New York: The dollar climbed to a nearly 2-1/2 year peak against the yen on Friday after Federal Reserve meeting minutes the previous day showed growing concern about further stimulus for the economy, with speculation of more monetary easing in Japan also weighing on the Japanese currency.

Injecting stimulus into the economy involves flooding the market with dollars, which would tend to lower the currency’s value. Any doubts about that stimulus are viewed as positive for the greenback.

The US currency, however, erased its gains versus the euro after a key US jobs report showed US hiring eased slightly in December, which suggested the Fed may be in no rush to tighten monetary policy.

US nonfarm payrolls grew by 155,000 last month, in line with analysts’ expectations and falling short of the levels needed to bring down the country’s unemployment rate, which remained at 7.8 per cent.

The data came a day after minutes from the Fed’s December meeting showed some policymakers were contemplating an end to their bond-buying programme, also known as quantitative easing, as early as this year.

Richmond Fed President Jeffrey Lacker said on Friday that the US central bank’s latest bond-buying plan threatens the central bank’s credibility and raises the risk of future inflation. Lacker dissented at every Fed policy meeting last year.

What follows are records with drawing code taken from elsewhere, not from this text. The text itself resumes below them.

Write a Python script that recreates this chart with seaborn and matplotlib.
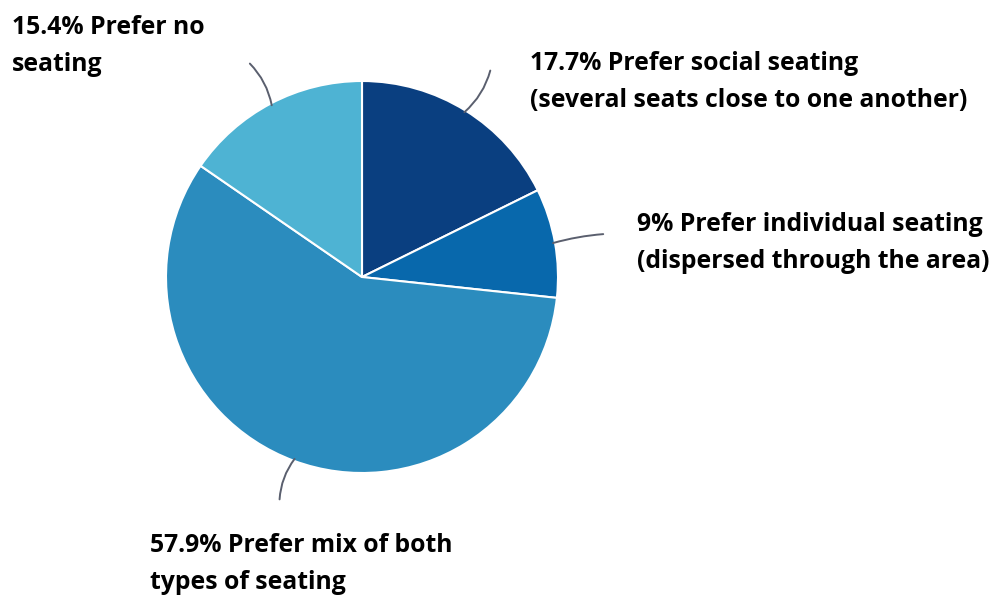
import numpy as np
import matplotlib
matplotlib.use("Agg")
import matplotlib.pyplot as plt
import seaborn as sns

# ---- data ----
categories = ["Prefer social seating\n(several seats close to one another)",
              "Prefer individual seating\n(dispersed through the area)",
              "Prefer mix of both\ntypes of seating",
              "Prefer no\nseating"]
pct_labels = ["17.7%", "9%", "57.9%", "15.4%"]
values = [17.7, 9.0, 57.9, 15.4]
colors = ["#0a3f80", "#0868ac", "#2b8cbe", "#4eb3d3"]

sns.set_theme(style="white")
plt.rcParams['font.family'] = ['Open Sans', 'DejaVu Sans']

W, H = 992, 595
fig = plt.figure(figsize=(W / 100, H / 100), dpi=100)
ax = fig.add_axes([0, 0, 1, 1])

# pie geometry in pixels
cx, cy, R = 362, 277, 196

wedges, _ = ax.pie(values, colors=colors, startangle=90, counterclock=False,
                   radius=1.0, center=(0, 0), frame=True,
                   wedgeprops=dict(edgecolor="white", linewidth=1.5))
ax.set_xlim(-cx / R, (W - cx) / R)
ax.set_ylim(-(H - cy) / R, cy / R)
ax.set_aspect("equal")
ax.axis("off")

# connectors and labels
label_pos = [(0.857, 0.995), (1.403, 0.175), (-1.082, -1.465), (-1.786, 1.18)]
conn_end_r = [1.24, 1.25, 1.21, 1.23]
conn_rad = [-0.15, 0.05, -0.15, -0.15]
for w, cat, pct, pos, er, rad in zip(wedges, categories, pct_labels, label_pos,
                                     conn_end_r, conn_rad):
    mid = np.deg2rad((w.theta1 + w.theta2) / 2)
    x0, y0 = np.cos(mid), np.sin(mid)
    ax.annotate("", xy=(x0 * 0.99, y0 * 0.99), xytext=(x0 * er, y0 * er),
                arrowprops=dict(arrowstyle="-", color="#5a5f6e", lw=1.4,
                                shrinkA=0, shrinkB=0,
                                connectionstyle=f"arc3,rad={rad}"))
    ax.text(pos[0], pos[1], f"{pct} {cat}", ha="left", va="center",
            fontsize=17.8, fontweight="bold", color="black", linespacing=1.65)

fig.savefig("out.png", dpi=100)
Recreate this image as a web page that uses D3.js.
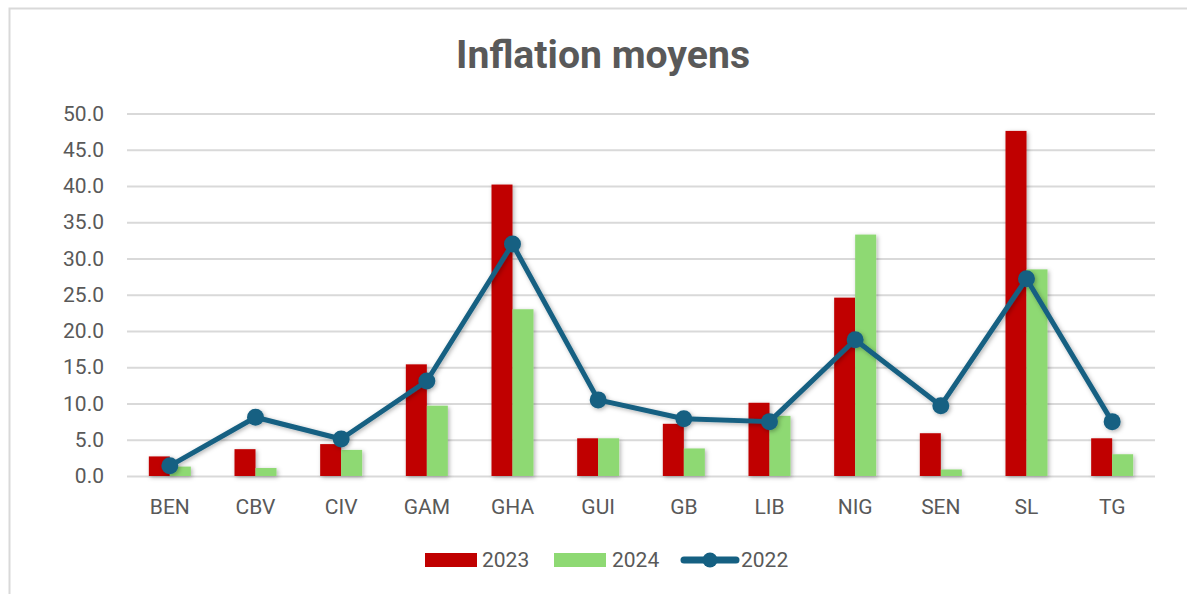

“People have kind of reduced expectations about quantitative easing and that has supported the dollar, especially against the yen,” said Brian Kim, currency strategist at RBS Securities in Stamford, Connecticut.

“Investors have also been buying dollar/yen in anticipation of further easing from the Bank of Japan.”

Option barriers

The dollar rose as high as 88.40 yen, according to Reuters data, the highest since July 2010. It briefly pared gains after the jobs data before rallying again to last trade at 88.21 yen, up 1.1 per cent. Traders cited more option barriers at 88.50 and 89 yen.

The dollar posted gains of 2.7 per cent this week, its largest weekly rise in more than a year.

The yen has struggled in recent weeks on expectations Japan’s new government, led by Prime Minister Shinzo Abe, will push to weaken Japan’s currency and force the Bank of Japan to implement aggressive monetary stimulus to beat deflation.

Analysts said the dollar’s break above the 88-yen level is significant, with some expecting yen weakness to continue.

“The recent bullish trend (in dollar/yen)...remains intact, suggesting an intraday pullback later today or early next week could still present a strong buying opportunity,” said Matthew Weller, currency strategist with GFT in Jersey City.

“The confluence of trend line support and previous-resistance-turned-support around 87.40 should put a floor under rates, giving traders an opportunity to join the established uptrend at value,” he added.

The euro was last up 0.2 per cent at $1.3073, rebounding from a three-week low of $1.2997, according to Reuters data.

Against the yen, the euro rallied 1.2 per cent to 115.15 .

The Fed said in December it would keep interest rates near zero until the unemployment rate falls to 6.5 per cent for as long as estimates of medium-run inflation do not exceed 2.5 per cent.

Unemployment data

“The most important point is that the latest unemployment rate data has been broadly steady for four months now, so even with decent employment growth no downward progress has been made on the unemployment rate,” said Alan Ruskin, head of G10 FX strategy at Deutsche Bank in New York.

The data “will if anything push out the date for an end to QE, represents solidly risk-positive numbers and will lead to some minor squeeze on recent US dollar longs.”

The dollar typically weakens when investors increase risk exposure by buying higher-yielding and growth-linked currencies such as the euro and Australian dollar, and gains when investors are risk-averse and seeking safe havens.

Some analysts expect the safe-haven dollar will strengthen in the coming weeks as investors increasingly focus on more political wrangling in Washington on budget issues, including further spending cuts and the federal debt ceiling.

But analysts cautioned that the uncertainty on the US fiscal front will hurt business investment and economic growth. That means the Fed will have to keep its monetary stimulus for longer, which will hurt the dollar.

Separate data showed the vast US services sector in December grew at its fastest clip in 10 months.